I haven't done this before but I wanted to offer an addendum to my recent book review of J.D. Vance's book Hillbilly Elegy.
In reading my review, Vance's book and the reviews of others you might come away with a completely pessimistic and negative view of these people we call hillbillies, sitting in their "hollers", complaining about the tough hand life has dealt them and shooting heroin. There is a lot of that. There are also some very real cow patty sammiches that they have been served outside of their own control.
Many blue collar jobs have been shipped overseas. Many industries and companies have been given preferential treatment because of political contributions.

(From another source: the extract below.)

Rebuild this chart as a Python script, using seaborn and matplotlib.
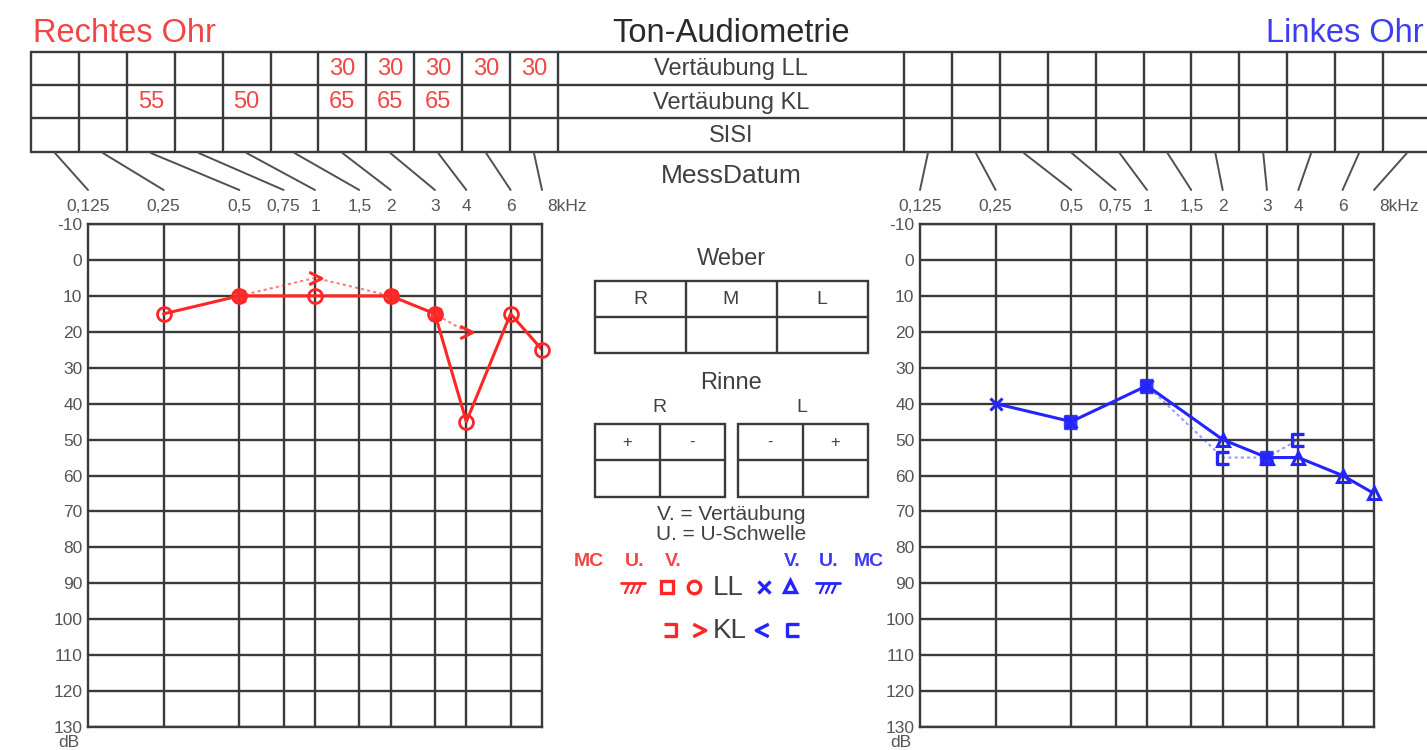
import matplotlib
matplotlib.use('Agg')
import matplotlib.pyplot as plt
from matplotlib.path import Path
from matplotlib.patches import ConnectionPatch, Rectangle
import seaborn as sns

# Frequenzen (kHz) und Beschriftung
freqs = [0.125, 0.25, 0.5, 0.75, 1, 1.5, 2, 3, 4, 6, 8]
freq_labels = ['0,125', '0,25', '0,5', '0,75', '1', '1,5', '2', '3', '4', '6', '8kHz']
db_ticks = list(range(-10, 131, 10))

# Vertäubung rechtes Ohr (Tabelle oben links)
mask_ll_right = ['', '', '', '', '', '', '30', '30', '30', '30', '30']
mask_kl_right = ['', '', '55', '', '50', '', '65', '65', '65', '', '']
row_labels = ['Vertäubung LL', 'Vertäubung KL', 'SISI']

# rechtes Ohr (rot)
right_ll_freq = [0.25, 0.5, 1, 2, 3, 4, 6, 8]
right_ll_db = [15, 10, 10, 10, 15, 45, 15, 25]
right_kl_freq = [0.5, 1, 2, 3, 4]
right_kl_db = [10, 5, 10, 15, 20]
right_kl_sym = ['bracket', 'chevron', 'bracket', 'bracket', 'chevron']

# linkes Ohr (blau)
left_ll_freq = [0.25, 0.5, 1, 2, 3, 4, 6, 8]
left_ll_db = [40, 45, 35, 50, 55, 55, 60, 65]
left_ll_sym = ['x', 'x', 'x', 'tri', 'tri', 'tri', 'tri', 'tri']
left_kl_freq = [0.5, 1, 2, 3, 4]
left_kl_db = [45, 35, 55, 55, 50]

RED = '#ff2626'
BLUE = '#2424ff'
TRED = '#f24545'
TBLUE = '#3c3cf0'
GRID = '#3a3a3a'
TXT = '#404040'
LBL = '#555555'

# eigene Marker
MV = [Path.MOVETO, Path.LINETO, Path.LINETO, Path.LINETO]
BR_R = Path([(-1, 1), (1, 1), (1, -1), (-1, -1)], MV)   # ⊐
BR_L = Path([(1, 1), (-1, 1), (-1, -1), (1, -1)], MV)   # ⊏
CH_R = Path([(-1, 1), (1, 0), (-1, -1)], MV[:3])        # >
CH_L = Path([(1, 1), (-1, 0), (1, -1)], MV[:3])         # <

W, H = 1427, 750
sns.set_theme(style='white')
plt.rcParams['font.family'] = ['Liberation Sans', 'DejaVu Sans']

fig = plt.figure(figsize=(W / 100, H / 100), dpi=100)
fig.patch.set_facecolor('white')

# Hilfsachse in Pixelkoordinaten für Tabellen und Texte
ov = fig.add_axes([0, 0, 1, 1], zorder=-1)
ov.set_xlim(0, W)
ov.set_ylim(H, 0)
ov.axis('off')

top, bot = 224, 727
axR = fig.add_axes([88 / W, 1 - bot / H, 454 / W, (bot - top) / H])
axL = fig.add_axes([920 / W, 1 - bot / H, 454 / W, (bot - top) / H])

TICK_FS = 12.5


def setup_audiogram(ax):
    ax.set_xscale('log', base=2)
    ax.set_xlim(0.125, 8)
    ax.set_ylim(130, -10)
    ax.set_xticks(freqs[1:-1])
    ax.minorticks_off()
    ax.set_yticks(db_ticks)
    ax.set_yticklabels([str(v) for v in db_ticks])
    ax.grid(True, color=GRID, lw=1.7)
    ax.tick_params(axis='x', length=0, labelbottom=False)
    ax.tick_params(axis='y', length=0, labelsize=TICK_FS, labelcolor=LBL, pad=4)
    for s in ax.spines.values():
        s.set_color(GRID)
        s.set_linewidth(1.7)
    ax.set_xlabel('')
    ax.set_ylabel('')
    tr = ax.get_xaxis_transform()
    for f, lab in zip(freqs, freq_labels):
        if lab.endswith('kHz'):
            ax.annotate(lab, (f, 1.034), xycoords=tr, xytext=(4, 0), textcoords='offset points',
                        ha='left', va='center', fontsize=TICK_FS, color=LBL)
        else:
            ax.text(f, 1.034, lab, transform=tr, ha='center', va='center', fontsize=TICK_FS,
                    color=LBL)
    ax.text(-0.018, -0.03, 'dB', transform=ax.transAxes, ha='right', va='center',
            fontsize=TICK_FS, color=LBL)


# rechtes Ohr
sns.lineplot(x=right_ll_freq, y=right_ll_db, ax=axR, color=RED, lw=2.2, sort=False)
sns.lineplot(x=right_kl_freq, y=right_kl_db, ax=axR, color=RED, lw=1.5, sort=False,
             linestyle=(0, (1.5, 1.5)), alpha=0.6)
axR.plot(right_ll_freq, right_ll_db, ls='none', marker='o', ms=10, mfc='none', mec=RED,
         mew=2, clip_on=False, zorder=5)
for f, v, s in zip(right_kl_freq, right_kl_db, right_kl_sym):
    if s == 'bracket':
        axR.plot([f], [v], ls='none', marker=BR_R, ms=7, mfc=RED, mec=RED, mew=2.5,
                 alpha=0.9, clip_on=False, zorder=6)
    else:
        axR.plot([f], [v], ls='none', marker=CH_R, ms=9, mfc='none', mec=RED, mew=2.2,
                 clip_on=False, zorder=6)

# linkes Ohr
sns.lineplot(x=left_ll_freq, y=left_ll_db, ax=axL, color=BLUE, lw=2.2, sort=False)
sns.lineplot(x=left_kl_freq, y=left_kl_db, ax=axL, color=BLUE, lw=1.5, sort=False,
             linestyle=(0, (1.5, 1.5)), alpha=0.45)
for f, v, s in zip(left_ll_freq, left_ll_db, left_ll_sym):
    mk = 'x' if s == 'x' else '^'
    axL.plot([f], [v], ls='none', marker=mk, ms=9, mfc='none', mec=BLUE, mew=2.2,
             clip_on=False, zorder=5)
ll_points = set(zip(left_ll_freq, left_ll_db))
for f, v in zip(left_kl_freq, left_kl_db):
    # wo Luft- und Knochenleitung zusammenfallen, wirkt das Symbol gefüllt
    fill = BLUE if (f, v) in ll_points else 'none'
    axL.plot([f], [v], ls='none', marker=BR_L, ms=8, mfc=fill, mec=BLUE, mew=2.4,
             alpha=0.9 if fill != 'none' else 1, clip_on=False, zorder=6)

setup_audiogram(axR)
setup_audiogram(axL)

# Überschriften
ov.text(33, 34, 'Rechtes Ohr', color=TRED, fontsize=23.5, ha='left', va='center')
ov.text(731, 34, 'Ton-Audiometrie', color='#2a2a2a', fontsize=23.5, ha='center', va='center')
ov.text(1424, 34, 'Linkes Ohr', color=TBLUE, fontsize=23.5, ha='right', va='center')

# Tabelle oben
rows_y = [52, 85, 118, 152]
cw = 47.9
xl0, xr0 = 31, 904
tkw = dict(color=GRID, lw=1.7)
for y in rows_y:
    ov.plot([xl0, W + 10], [y, y], **tkw)
for k in range(12):
    ov.plot([xl0 + k * cw] * 2, [rows_y[0], rows_y[-1]], **tkw)
    ov.plot([xr0 + k * cw] * 2, [rows_y[0], rows_y[-1]], **tkw)
for i, lab in enumerate(row_labels):
    yc = (rows_y[i] + rows_y[i + 1]) / 2
    ov.text(731, yc + 1, lab, ha='center', va='center', fontsize=17, color=TXT)
for k, (a, b) in enumerate(zip(mask_ll_right, mask_kl_right)):
    xc = xl0 + (k + 0.5) * cw
    if a:
        ov.text(xc, 69, a, ha='center', va='center', fontsize=17, color=TRED)
    if b:
        ov.text(xc, 102, b, ha='center', va='center', fontsize=17, color=TRED)
ov.text(731, 176, 'MessDatum', ha='center', va='center', fontsize=19, color=TXT)

# Verbindungslinien Tabelle -> Frequenz
yend = (bot - 190) / (bot - top)
for k, f in enumerate(freqs):
    for x0, ax in ((xl0, axR), (xr0, axL)):
        con = ConnectionPatch(xyA=(x0 + (k + 0.5) * cw, 153), coordsA=ov.transData,
                              xyB=(f, yend), coordsB=ax.get_xaxis_transform(),
                              color='#505050', lw=1.4)
        fig.add_artist(con)

# Weber
ov.text(731, 259, 'Weber', ha='center', va='center', fontsize=17, color=TXT)
ov.add_patch(Rectangle((595, 281), 273, 72, fill=False, ec=GRID, lw=1.7))
ov.plot([595, 868], [317, 317], **tkw)
for x in (686, 777):
    ov.plot([x, x], [281, 353], **tkw)
for x, lab in zip((640, 731, 822), ('R', 'M', 'L')):
    ov.text(x, 299, lab, ha='center', va='center', fontsize=14, color=TXT)

# Rinne
ov.text(731, 383, 'Rinne', ha='center', va='center', fontsize=17, color=TXT)
ov.text(659, 408, 'R', ha='center', va='center', fontsize=14, color=TXT)
ov.text(802, 408, 'L', ha='center', va='center', fontsize=14, color=TXT)
for bx, signs in ((595, ('+', '-')), (738, ('-', '+'))):
    ov.add_patch(Rectangle((bx, 424), 130, 73, fill=False, ec=GRID, lw=1.7))
    ov.plot([bx, bx + 130], [460, 460], **tkw)
    ov.plot([bx + 65, bx + 65], [424, 497], **tkw)
    for j, sg in enumerate(signs):
        ov.text(bx + 32 + j * 65, 442, sg, ha='center', va='center', fontsize=12, color=TXT)

# Legende
ov.text(731, 515, 'V. = Vertäubung', ha='center', va='center', fontsize=15, color=TXT)
ov.text(731, 535, 'U. = U-Schwelle', ha='center', va='center', fontsize=15, color=TXT)
for x, lab in zip((589, 635, 673), ('MC', 'U.', 'V.')):
    ov.text(x, 561, lab, ha='center', va='center', fontsize=14, color=TRED, fontweight='bold')
for x, lab in zip((792, 829, 869), ('V.', 'U.', 'MC')):
    ov.text(x, 561, lab, ha='center', va='center', fontsize=14, color=TBLUE, fontweight='bold')


def mc_symbol(x0, y0, c):
    ov.plot([x0, x0 + 24], [y0, y0], color=c, lw=2)
    for i in range(3):
        ov.plot([x0 + 8 + i * 6, x0 + 4 + i * 6], [y0 + 1, y0 + 10], color=c, lw=1.6)


mc_symbol(621, 583, RED)
mc_symbol(816, 583, BLUE)
mkw = dict(ls='none', mfc='none', mew=2.4)
ov.plot([667], [587], marker='s', ms=9, mec=RED, **mkw)
ov.plot([694], [587], marker='o', ms=9, mec=RED, **mkw)
ov.text(728, 588, 'LL', ha='center', va='center', fontsize=20, color=TXT)
ov.plot([764], [587], marker='x', ms=9, mec=BLUE, **mkw)
ov.plot([790], [586], marker='^', ms=9, mec=BLUE, **mkw)
ov.plot([670], [630], marker=BR_R, ms=9, mec=RED, **mkw)
ov.plot([699], [630], marker=CH_R, ms=9, mec=RED, **mkw)
ov.text(730, 631, 'KL', ha='center', va='center', fontsize=20, color=TXT)
ov.plot([762], [630], marker=CH_L, ms=9, mec=BLUE, **mkw)
ov.plot([793], [630], marker=BR_L, ms=9, mec=BLUE, **mkw)

fig.savefig('out.png', dpi=100)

In many ways the game has been rigged against them. Union bosses have gotten rich pushing destructive demands on companies that just encourage them to take their jobs elsewhere. The Republican party has been raking in their votes with empty promises that are set aside as soon as they get in office. Working class people in Youngstown, Ohio are not really all that concerned about lowering the capital gains rate, which is a worthwhile idea, they just want their kids to be able to get jobs in their own home town. By insisting that every kid go a a four year college instead of encouraging them to consider trade schools, our society has created a brain drain where kids who can make it at a university leave and don't come back and those that can't are left looking for jobs at Taco Bell. Right or wrong they see a government that ignores them in favor of other people in poverty while cultural elites on the coasts sneer and look down their noses at the only subculture one is allowed to make fun of, accusing them of inherent racism and "white privilege" which sounds pretty laughable to a kid growing up in one of the homes described in Hillbilly Elegy.
None of that excuses the loser who knocks up a girl and then either sits on the couch while she works two jobs to support them or just flat out leaves. What it does mean is that there are real issues that are out of the control of a lot of these people, or at least they have been convinced is out of their control, and hopelessness is a lot easier to deal with when you are abusing prescription drugs or smoking pot. What J.D. Vance does so well in this book is take this entire population out of the shadows and the cliches and expose them as real people. If nothing else he deserves kudos for that.